For the past four years when it has been time to send Sonny Boy and his girlfriend back to college, the tradition has been that her parents and two siblings have brought her to our house to start the trip.
There in the front yard, we have hugged them and sent them on their five-hour trip to back their university.
Today, we will all meet on that front lawn for the last time and we will say goodbye again. This time, however, it is not a five-hour journey. It will five-day journey as they travel from California to their new life in Virginia where Sonny Boy will attend graduate school.
What a mixture of emotions this event brings to me.
Needless to say, I am so proud of both of them and so happy they have this opportunity. What an adventure they are about to embark upon!
I want to focus on this happiness, but can I also tell you that there will be a huge lump in my throat, and most probably, tears in my eyes as I say goodbye to them?
That is my boy, grown into a man, driving behind the wheel of that truck. That is the boy I have loved for 23 years. He is the boy I vowed to protect, who ran into my arms when I picked him up from kindergarten. He is the boy who went on walks with me, who questioned me, who challenged me, who has always been close to us, both emotionally and geographically.
And with him is the sweet girl he has been dating for six years, who has been a part of our lives and our family. We love her like a daughter. We’ve baked together, traveled together, shopped together, and watched TV together. I am attached to that girl like nobody’s business. This morning, she’ll climb into the truck alongside our eldest son and together they’ll start their journey.
When I taught Sonny Boy to ride a bike, I remember letting go of that seat and cheering him on as he rode away from me.

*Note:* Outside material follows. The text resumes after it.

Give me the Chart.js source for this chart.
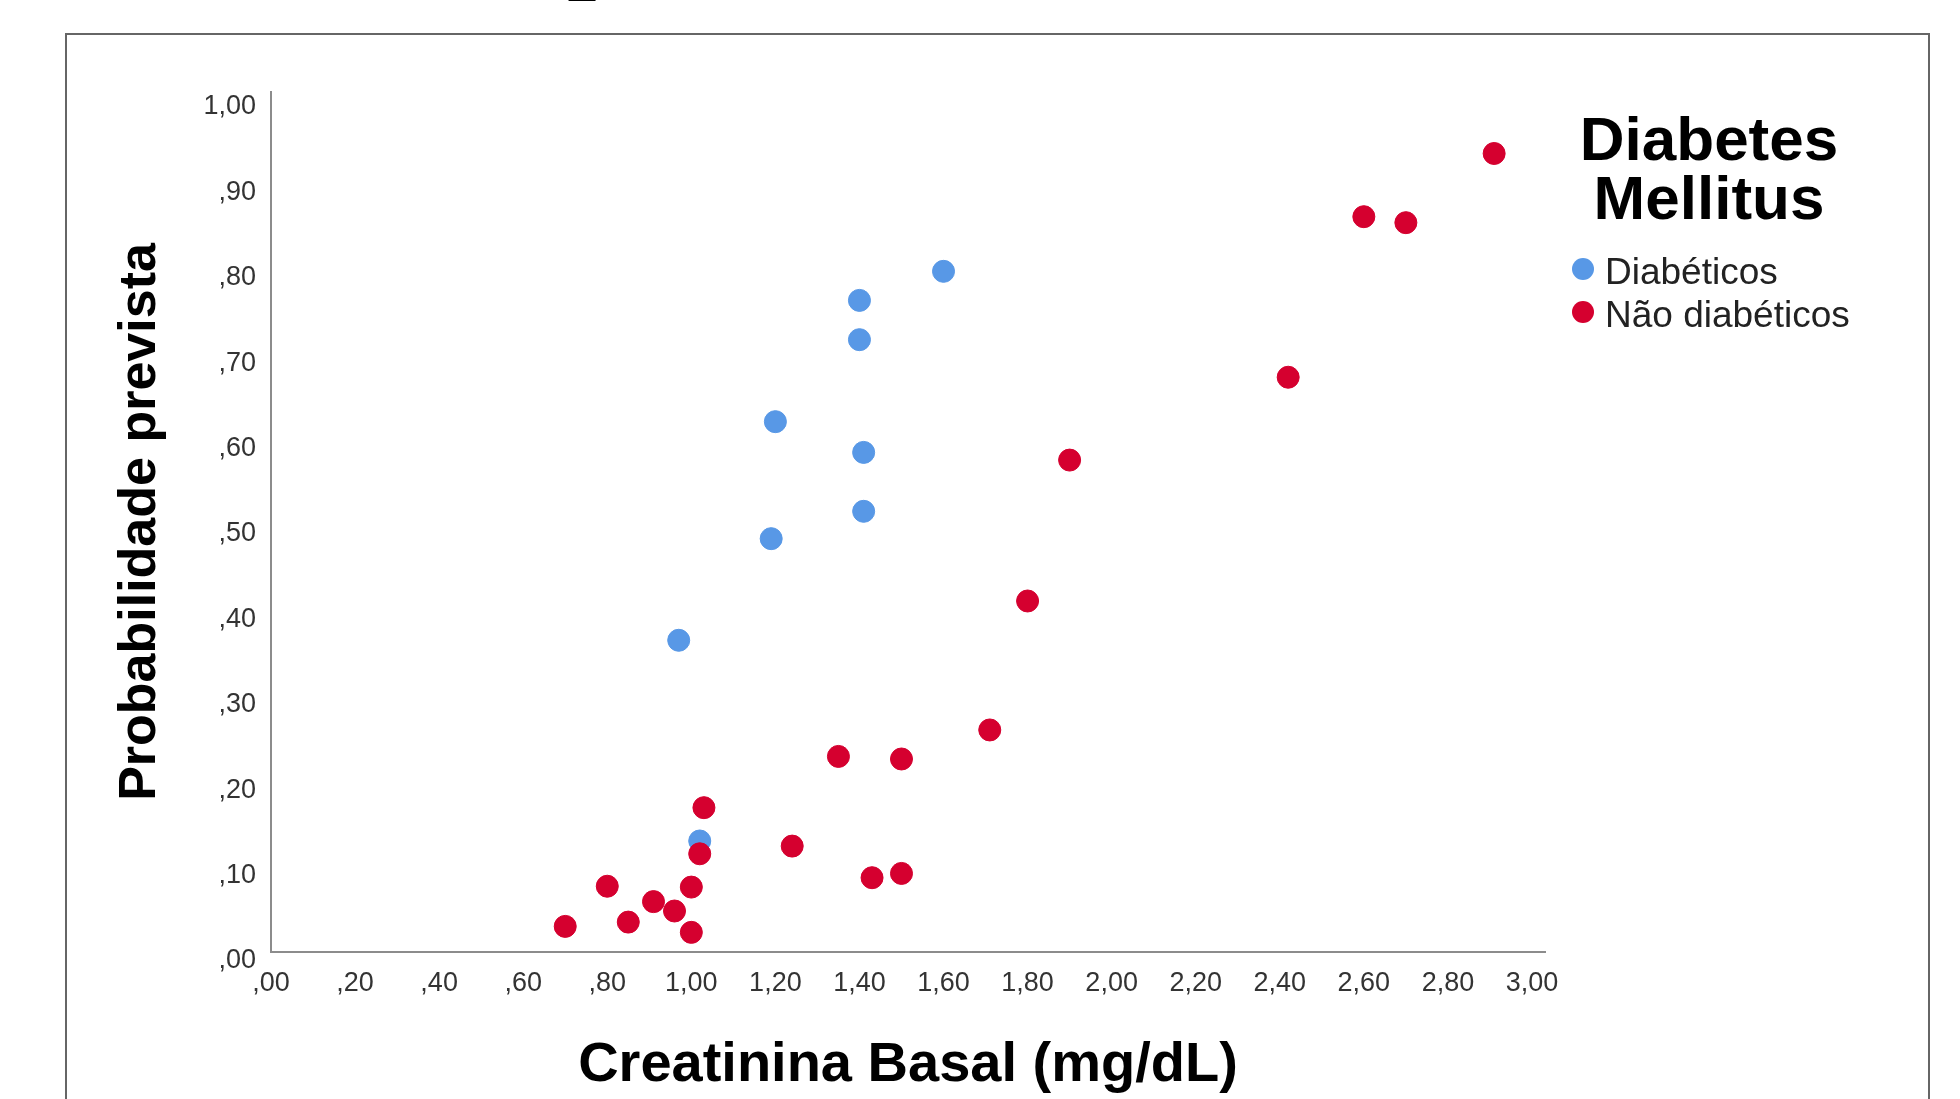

I remember the pride and excitement I felt knowing he was achieving his goals.
I also remember the little dip in my heart knowing that he couldn’t look back and keep his balance too.
As I stood there, alone in that parking lot, I watched as he got smaller and smaller in my field of vision even as he grew in stature and ability.
I feel as though I am back in that parking lot today.
Their truck is packed up. Their route is mapped out. Early this morning our two families will stand on that lawn once again. We’ll all say our goodbyes, and send them on their journey of 2418 miles.
So, all of you out there along their route, watch carefully in the next few days for a little black truck. It’s loaded to the maximum, not just with desks, computers, books and clothing.
It’s carrying a lot of hopes and dreams.
And also a good-sized piece of my heart.